Finding the coordinates of non-zero pixels in sparse images/matrices

Sparse images/matrices are those in which the contained useful information is less compared to total space being occupied.

To begin with, we will look at an example image/matrix, the output we need and the main take aways from this post.

summary image

Task: To determine the (row, column) values of all the non zero pixels in a matrix or an image. Typical example would be text in a image.
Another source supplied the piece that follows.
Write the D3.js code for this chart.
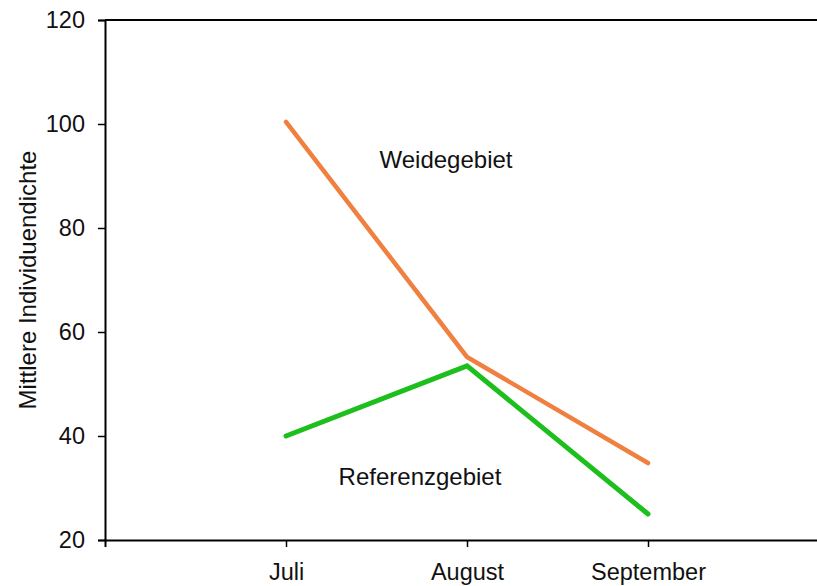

If you are familiar with the well known MNIST Handwritten digits dataset, that could be another good example of a sparse image

The threshold need not be zero and can be any arbitrary value of interest

Example images that we will be working with

10x10 sparse image

100x100 sparse image

1000x1000 sparse image

We will be going through two approaches in this short tutorial and also see how the methods compare in execution time

Method 1: The traditional and the first approach that comes to mind through for loops

Method 2: We can leverage the broadcasting properties of numpy and find a work around to reach the same result

Libraries used

matplotlib
time
numpy

Pre Prep

First we need to create a sparse image to work with

import time
import numpy as np
import matplotlib.pyplot as plt

# Image height and width dimensions
rows = 100
columns = 100
img = np.random.rand(rows, columns) # Drawing number from uniform distribution [0,1] to avoid negative values
img = img * 255

img[img < 220] = 0 # this is optional and can be skipped to handle any threshold other than 'non zero value' & 'zero'
img = img.astype(np.uint8)
print(f"sparsity: {len(img[img != 0]) * 100 / np.cumproduct(img.shape)[-1]} %")

Method 1

x_coords = np.array([]) # To store column values
y_coords = np.array([]) # To store row values
start = time.time()
for r in range(rows):
    for c in range(columns):
        if img[r][c] != 0:
            x_coords = np.concatenate((x_coords, np.array([c])))
            y_coords = np.concatenate((y_coords, np.array([r])))
x_coords = x_coords.reshape(-1, 1)
y_coords = y_coords.reshape(-1, 1)
coords = np.hstack((y_coords, x_coords))
print("Finding non zero pixels coordinates with for loops took: ", time.time() - start, " seconds")

Method 2

First we create a template to go with our image dimension and make a boolean mask which we use to find the non zero pixel coordinates

coordinates_grid = np.ones((2, rows, columns), dtype=np.int16)
coordinates_grid[0] = coordinates_grid[0] * np.array([range(rows)]).T
coordinates_grid[1] = coordinates_grid[1] * np.array([range(rows)])

start = time.time()
mask = img != 0
non_zero_coords = np.hstack((coordinates_grid[0][mask].reshape(-1, 1),
                             coordinates_grid[1][mask].reshape(-1, 1)))
print("Finding non zero pixels coordinates using broadcasting took: ", time.time() - start, " seconds")
# print("Coordinates of the non zero pixels are:\n", non_zero_coords)
plt.imshow(img)
plt.show()

Results

sai@sai:~/****/scripts$ python coordinates.py 10 10
information: 13.0 %
Finding non zero pixels coordinates with for loops took:  0.0003330707550048828  seconds
Finding non zero pixels coordinates using broadcasting took:  3.4809112548828125e-05  seconds

sai@sai:~/****/scripts$ python coordinates.py 100 100
information: 13.43 %
Finding non zero pixels coordinates with for loops took:  0.024660587310791016  seconds
Finding non zero pixels coordinates using broadcasting took:  0.00010442733764648438  seconds

sai@sai:~/****/scripts$ python coordinates.py 1000 1000
information: 13.7047 %
Finding non zero pixels coordinates with for loops took:  8.874347448348999  seconds
Finding non zero pixels coordinates using broadcasting took:  0.007306575775146484  seconds

Conclusions

It is clear that the execution times differ significantly and the benefits of vectorization becomes more dominant as the input data grows.